Steven Hargreaves, mortgage and protection adviser at The Mortgage Co:

“It is impossible to provide advice without knowing a client’s circumstances, certainly when you advise a client to go onto an interest-only mortgage without the client knowing the full ramifications could be deemed as dangerous.

“There are times as an experienced adviser I would recommend either interest-only or extending the mortgage term, however, I would always know a client’s full financial circumstances.

“I have been talking to many of my existing clients who are due to come off low fixed rates in the next six months, explaining, based on current rates, what their new payments could be.

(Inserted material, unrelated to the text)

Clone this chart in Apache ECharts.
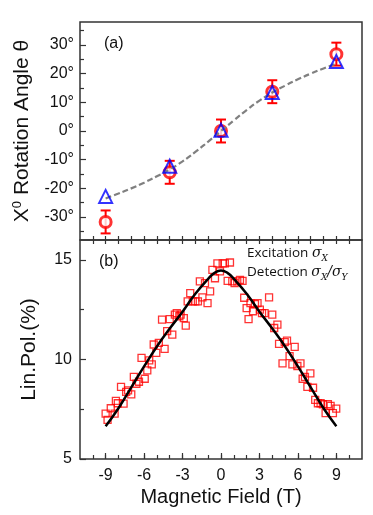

“To some, I have suggested starting to increase their payments now by overpaying, thus getting ready for the inevitable, other clients with other debts I have recommended increasing payments that have higher interest rates to try and mitigate other unsecured lending. Seek advice from a professional.”

Gareth Davies, director at South Coast Mortgage Services:

“Would this article, in this format, be approved by any network compliance department? In a word, no.

“This once again highlights the danger of articles posted without context and by non-qualified individuals.

“This is stuff that ‘Dave from your local boozer’ spouts and the worry is that it reaches people far and wide.”

Elliott Benson, owner and mortgage broker at Sett Mortgages:

“Why are they saying the typical term is 25 years? Where has this come from? Has this even been penned by an authorised, qualified person?

“This is what happens when someone does a cursory Google search and then spouts a few things they read online.

“People need to sit down with a professional for advice. One size fits all advice like this can be harmful.”